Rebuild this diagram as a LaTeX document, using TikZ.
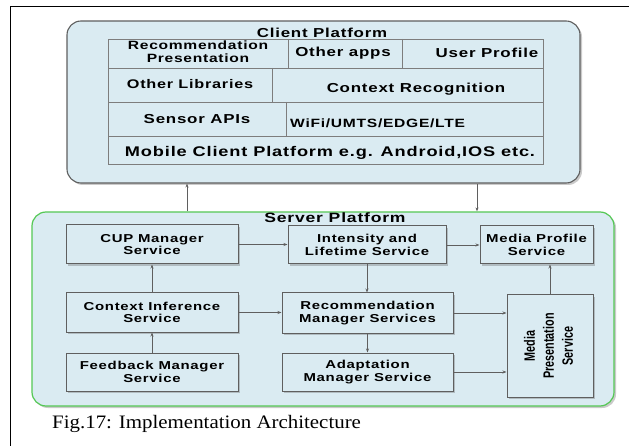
\documentclass[tikz,border=0pt]{standalone}
\usepackage{fontspec}
\usetikzlibrary{shadows,arrows.meta}
\newfontfamily\cf[FakeStretch=1.3,LetterSpace=6]{Liberation Sans}
\newfontfamily\mpf[FakeStretch=0.72]{Liberation Sans}
\newfontfamily\capf[FakeStretch=1.1]{Liberation Serif}
\definecolor{pbg}{RGB}{218,235,242}
\definecolor{pgreen}{RGB}{85,200,85}
\definecolor{pline}{RGB}{95,95,95}
\definecolor{gline}{RGB}{125,125,125}
\begin{document}
\begin{tikzpicture}[x=1pt,y=-1pt,
  shad/.style={drop shadow={shadow xshift=2pt,shadow yshift=-2pt,opacity=0.35,fill=black!60}},
  sbox/.style={draw=pline,line width=1pt,fill=pbg,shad,inner sep=0pt,align=center,
    font=\cf\bfseries\fontsize{11.5}{12.5}\selectfont},
  ctext/.style={inner sep=0pt,align=center,font=\cf\bfseries\fontsize{12.5}{12.5}\selectfont},
  arr/.style={-{Stealth[length=4pt,width=3pt]},draw=pline,line width=0.8pt},
  gridl/.style={draw=gline,line width=0.9pt},
]
\useasboundingbox (0,0) rectangle (629,446);
\draw[line width=0.8pt] (10,446) -- (10,6) -- (629,6);

% client platform
\node[draw=pline,line width=1.1pt,fill=pbg,rounded corners=14pt,shad,
  minimum width=513pt,minimum height=162pt,inner sep=0pt] (client) at (323.5,102) {};
\node[ctext,font=\cf\bfseries\fontsize{13}{13}\selectfont] (ctitle) at (322,33) {Client Platform};
\draw[gridl] (108,39) rectangle (543,164);
\draw[gridl] (108,68) -- (543,68) (108,102) -- (543,102) (108,136) -- (543,136);
\draw[gridl] (288,39) -- (288,68) (402,39) -- (402,68) (272,68) -- (272,102) (286,102) -- (286,136);
\node[ctext,font=\cf\bfseries\fontsize{12}{12.5}\selectfont] (recp) at (198,51.5) {Recommendation\\Presentation};
\node[ctext,font=\cf\bfseries\fontsize{13}{13}\selectfont] (oapps) at (343,53) {Other apps};
\node[ctext,font=\cf\bfseries\fontsize{13}{13}\selectfont] (uprof) at (487,53) {User Profile};
\node[ctext] (olib) at (190,84) {Other Libraries};
\node[ctext,font=\cf\bfseries\fontsize{13}{13}\selectfont] (crec) at (416,89) {Context Recognition};
\node[ctext,font=\cf\bfseries\fontsize{13}{13}\selectfont] (sapi) at (197,119) {Sensor APIs};
\node[ctext,font=\cf\bfseries\fontsize{12}{12}\selectfont,anchor=west] (wifi) at (290,123) {WiFi/UMTS/EDGE/LTE};
\node[ctext,font=\cf\bfseries\fontsize{14}{14}\selectfont] (mobile) at (330,153) {Mobile Client Platform e.g. Android,IOS etc.};

% server platform
\node[draw=pgreen,line width=1.2pt,fill=pbg,rounded corners=14pt,shad,
  minimum width=582pt,minimum height=194pt,inner sep=0pt] (server) at (323,309) {};
\node[ctext,font=\cf\bfseries\fontsize{13.5}{13.5}\selectfont] (stitle) at (335,218) {Server Platform};

\node[sbox,minimum width=172pt,minimum height=39pt] (cup) at (152,244.5) {CUP Manager\\Service};
\node[sbox,minimum width=158pt,minimum height=38pt] (intens) at (367,245) {Intensity and\\Lifetime Service};
\node[sbox,minimum width=113pt,minimum height=38pt] (mprof) at (536.5,245) {Media Profile\\Service};
\node[sbox,minimum width=172pt,minimum height=39pt] (ctxinf) at (152,312.5) {Context Inference\\Service};
\node[sbox,minimum width=171pt,minimum height=40pt] (recom) at (367.5,313) {Recommendation\\Manager Services};
\node[sbox,minimum width=172pt,minimum height=38pt] (feed) at (152,372) {Feedback Manager\\Service};
\node[sbox,minimum width=171pt,minimum height=38pt] (adapt) at (367.5,372) {Adaptation\\Manager Service};
\node[sbox,minimum width=86pt,minimum height=102pt] (mpres) at (550,346)
  {\rotatebox{90}{\mpf\bfseries\fontsize{15}{19}\selectfont\begin{tabular}{@{}c@{}}Media\\Presentation\\Service\end{tabular}}};

\draw[arr] (cup.east) -- (intens.west |- cup.east);
\draw[arr] (intens.east) -- (mprof.west |- intens.east);
\draw[arr] (intens.south) -- (recom.north -| intens.south);
\draw[arr] (ctxinf.north) -- (cup.south);
\draw[arr] (feed.north) -- (ctxinf.south);
\draw[arr] (ctxinf.east) -- (recom.west |- ctxinf.east);
\draw[arr] (recom.east) -- (mpres.west |- recom.east);
\draw[arr] (recom.south) -- (adapt.north -| recom.south);
\draw[arr] (adapt.east) -- (mpres.west |- adapt.east);
\draw[arr] (mpres.north) -- (mprof.south -| mpres.north);

\draw[arr] (server.north -| 187,0) -- (client.south -| 187,0);
\draw[arr] (client.south -| 477,0) -- (server.north -| 477,0);

\node[anchor=base west,inner sep=0pt,font=\capf\fontsize{19}{20}\selectfont] (cap) at (52,428) {Fig.17: Implementation Architecture};
\end{tikzpicture}
\end{document}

WHAT IS REQUIRED: Print the whole listing above once more, word for word, without its pictures.

EXERCISE OUTPUT:
Rebuild this diagram as a LaTeX document, using TikZ.
\documentclass[tikz,border=0pt]{standalone}
\usepackage{fontspec}
\usetikzlibrary{shadows,arrows.meta}
\newfontfamily\cf[FakeStretch=1.3,LetterSpace=6]{Liberation Sans}
\newfontfamily\mpf[FakeStretch=0.72]{Liberation Sans}
\newfontfamily\capf[FakeStretch=1.1]{Liberation Serif}
\definecolor{pbg}{RGB}{218,235,242}
\definecolor{pgreen}{RGB}{85,200,85}
\definecolor{pline}{RGB}{95,95,95}
\definecolor{gline}{RGB}{125,125,125}
\begin{document}
\begin{tikzpicture}[x=1pt,y=-1pt,
  shad/.style={drop shadow={shadow xshift=2pt,shadow yshift=-2pt,opacity=0.35,fill=black!60}},
  sbox/.style={draw=pline,line width=1pt,fill=pbg,shad,inner sep=0pt,align=center,
    font=\cf\bfseries\fontsize{11.5}{12.5}\selectfont},
  ctext/.style={inner sep=0pt,align=center,font=\cf\bfseries\fontsize{12.5}{12.5}\selectfont},
  arr/.style={-{Stealth[length=4pt,width=3pt]},draw=pline,line width=0.8pt},
  gridl/.style={draw=gline,line width=0.9pt},
]
\useasboundingbox (0,0) rectangle (629,446);
\draw[line width=0.8pt] (10,446) -- (10,6) -- (629,6);

% client platform
\node[draw=pline,line width=1.1pt,fill=pbg,rounded corners=14pt,shad,
  minimum width=513pt,minimum height=162pt,inner sep=0pt] (client) at (323.5,102) {};
\node[ctext,font=\cf\bfseries\fontsize{13}{13}\selectfont] (ctitle) at (322,33) {Client Platform};
\draw[gridl] (108,39) rectangle (543,164);
\draw[gridl] (108,68) -- (543,68) (108,102) -- (543,102) (108,136) -- (543,136);
\draw[gridl] (288,39) -- (288,68) (402,39) -- (402,68) (272,68) -- (272,102) (286,102) -- (286,136);
\node[ctext,font=\cf\bfseries\fontsize{12}{12.5}\selectfont] (recp) at (198,51.5) {Recommendation\\Presentation};
\node[ctext,font=\cf\bfseries\fontsize{13}{13}\selectfont] (oapps) at (343,53) {Other apps};
\node[ctext,font=\cf\bfseries\fontsize{13}{13}\selectfont] (uprof) at (487,53) {User Profile};
\node[ctext] (olib) at (190,84) {Other Libraries};
\node[ctext,font=\cf\bfseries\fontsize{13}{13}\selectfont] (crec) at (416,89) {Context Recognition};
\node[ctext,font=\cf\bfseries\fontsize{13}{13}\selectfont] (sapi) at (197,119) {Sensor APIs};
\node[ctext,font=\cf\bfseries\fontsize{12}{12}\selectfont,anchor=west] (wifi) at (290,123) {WiFi/UMTS/EDGE/LTE};
\node[ctext,font=\cf\bfseries\fontsize{14}{14}\selectfont] (mobile) at (330,153) {Mobile Client Platform e.g. Android,IOS etc.};

% server platform
\node[draw=pgreen,line width=1.2pt,fill=pbg,rounded corners=14pt,shad,
  minimum width=582pt,minimum height=194pt,inner sep=0pt] (server) at (323,309) {};
\node[ctext,font=\cf\bfseries\fontsize{13.5}{13.5}\selectfont] (stitle) at (335,218) {Server Platform};

\node[sbox,minimum width=172pt,minimum height=39pt] (cup) at (152,244.5) {CUP Manager\\Service};
\node[sbox,minimum width=158pt,minimum height=38pt] (intens) at (367,245) {Intensity and\\Lifetime Service};
\node[sbox,minimum width=113pt,minimum height=38pt] (mprof) at (536.5,245) {Media Profile\\Service};
\node[sbox,minimum width=172pt,minimum height=39pt] (ctxinf) at (152,312.5) {Context Inference\\Service};
\node[sbox,minimum width=171pt,minimum height=40pt] (recom) at (367.5,313) {Recommendation\\Manager Services};
\node[sbox,minimum width=172pt,minimum height=38pt] (feed) at (152,372) {Feedback Manager\\Service};
\node[sbox,minimum width=171pt,minimum height=38pt] (adapt) at (367.5,372) {Adaptation\\Manager Service};
\node[sbox,minimum width=86pt,minimum height=102pt] (mpres) at (550,346)
  {\rotatebox{90}{\mpf\bfseries\fontsize{15}{19}\selectfont\begin{tabular}{@{}c@{}}Media\\Presentation\\Service\end{tabular}}};

\draw[arr] (cup.east) -- (intens.west |- cup.east);
\draw[arr] (intens.east) -- (mprof.west |- intens.east);
\draw[arr] (intens.south) -- (recom.north -| intens.south);
\draw[arr] (ctxinf.north) -- (cup.south);
\draw[arr] (feed.north) -- (ctxinf.south);
\draw[arr] (ctxinf.east) -- (recom.west |- ctxinf.east);
\draw[arr] (recom.east) -- (mpres.west |- recom.east);
\draw[arr] (recom.south) -- (adapt.north -| recom.south);
\draw[arr] (adapt.east) -- (mpres.west |- adapt.east);
\draw[arr] (mpres.north) -- (mprof.south -| mpres.north);

\draw[arr] (server.north -| 187,0) -- (client.south -| 187,0);
\draw[arr] (client.south -| 477,0) -- (server.north -| 477,0);

\node[anchor=base west,inner sep=0pt,font=\capf\fontsize{19}{20}\selectfont] (cap) at (52,428) {Fig.17: Implementation Architecture};
\end{tikzpicture}
\end{document}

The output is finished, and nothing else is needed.